Now moving to the balance sheet, net debt was up $113 million as compared to second quarter end. The components are as follows: Long-term debt including $1 million of current portion was $1.193 billion at third quarter end, up $119 million from second quarter end. Cash and equivalents was $50 million at third quarter end, up $6 million from second quarter end. Included in net debt at third quarter end is $62 million related to the purchase of our partner’s 50% interest in Premier Boxboard Limited and $54 million related to refinancing the venture debt. Adjusting for this acquisition net debt was actually down $3 million as compared to second quarter end.

Finally, let me take a few minutes to discuss our liquidity profile. I’ll touch on the following key topics: Cash generation, term debt maturities and committed credit facilities.

First a few comments on cash flow. For the third quarter total cash provided by operations was $46 million which includes $31 million of final payments related to our 2007 transformation plan. The operations portion which can be thought of as funds from operations was $66 million but that includes $11 million of the final payments related to our 2007 transformation plan. Adjusting for these one-time payments the number becomes $77 million. The working capital portion was up $20 million but that includes $20 million of the one-time final payments related to our 2007 transformation plan. So again adjusting for these one-time payments the number is unchanged for the quarter.

For the first nine months I would mention that the operations portion or FFO was $142 million but that includes $50 million of one-time 2007 transformation plan related payments and a $15 million voluntary discretionary pension contribution. Adjusting for these two items the number becomes $207 million.

Now earlier I mentioned that our total debt at third quarter end was $1.193 billion. That breaks down into two distinct types, our term debt of $842 million and our borrowings under committed credit facilities of $351 million. Looking at our term debt maturity profile you can see that as a result of the early debt retirement associated with our 2007 transformation plan we have no significant debt maturities until 2012.

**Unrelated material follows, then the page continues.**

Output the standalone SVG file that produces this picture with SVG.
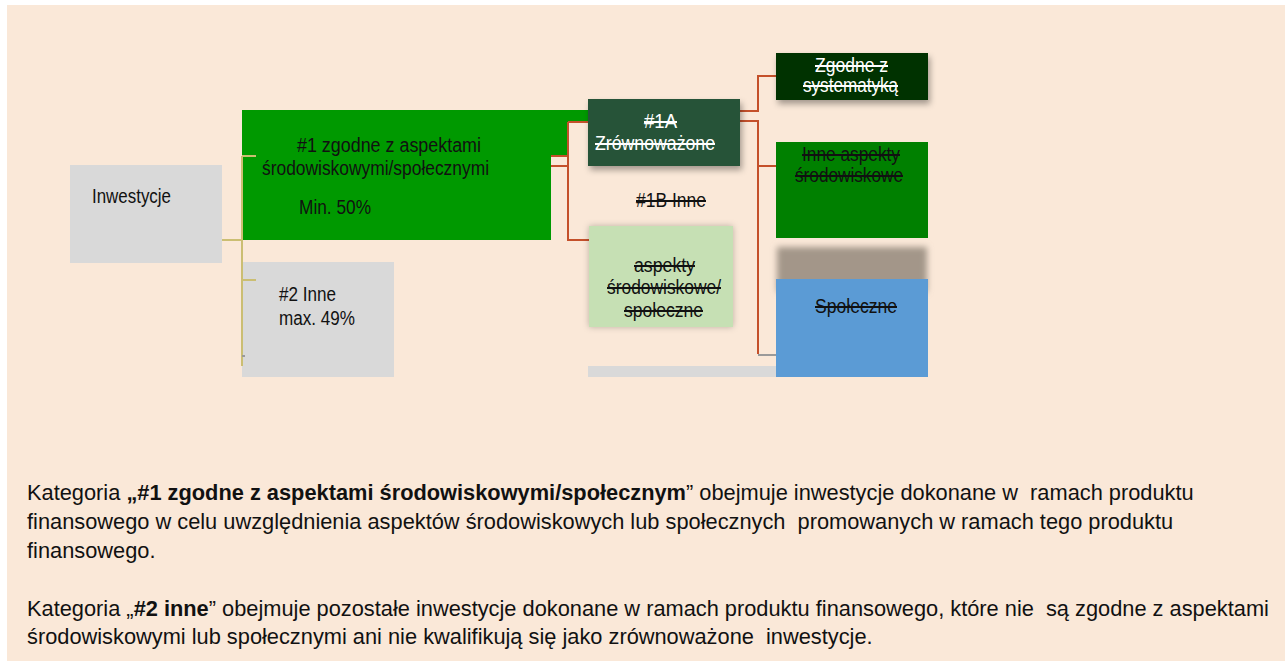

Moving to our committed credit facilities, you can see that our committed credit facilities at third quarter end remain unchanged at $1 billion and $85 million. Our unused borrowing capacity at third quarter end was $716 million with no limitations. We have no facilities with a final maturity in 2009. Our AR securitization facility matures in September 2010 and our $750 million revolver doesn’t mature until July 2011. Our financial covenants are customary for these types of facilities and at third quarter end we are in compliance with those covenants.

This concludes my financial highlights this morning.

Doyle Simons

Thank you Randy. Before I open it up for questions let me make a few closing comments. Looking ahead to the fourth quarter we expect higher average box prices as a result of a full quarter realization of the August box price increase and continue to believe we will achieve more than the $55 container board pass through in boxes.

We also anticipate lower overall input costs in the quarter. The unknown variable at this point of course is the economy and its impact on demand for our products. Our box shipments were down approximately 8% in September and are off approximately 7% through the first three weeks of October. It is important to note, however, that these shipments were against very tough comparables of up 4% for September 2007 and up 5% for October 2007.

We have made good progress on the integration of PBL into our system. We are very pleased with this acquisition and are confident we will realize significant synergies for reducing cost, improving productivity and optimizing product mix.

In building products we remain committed to matching our production to our demand, reducing costs and minimizing losses and not losing cash in this business.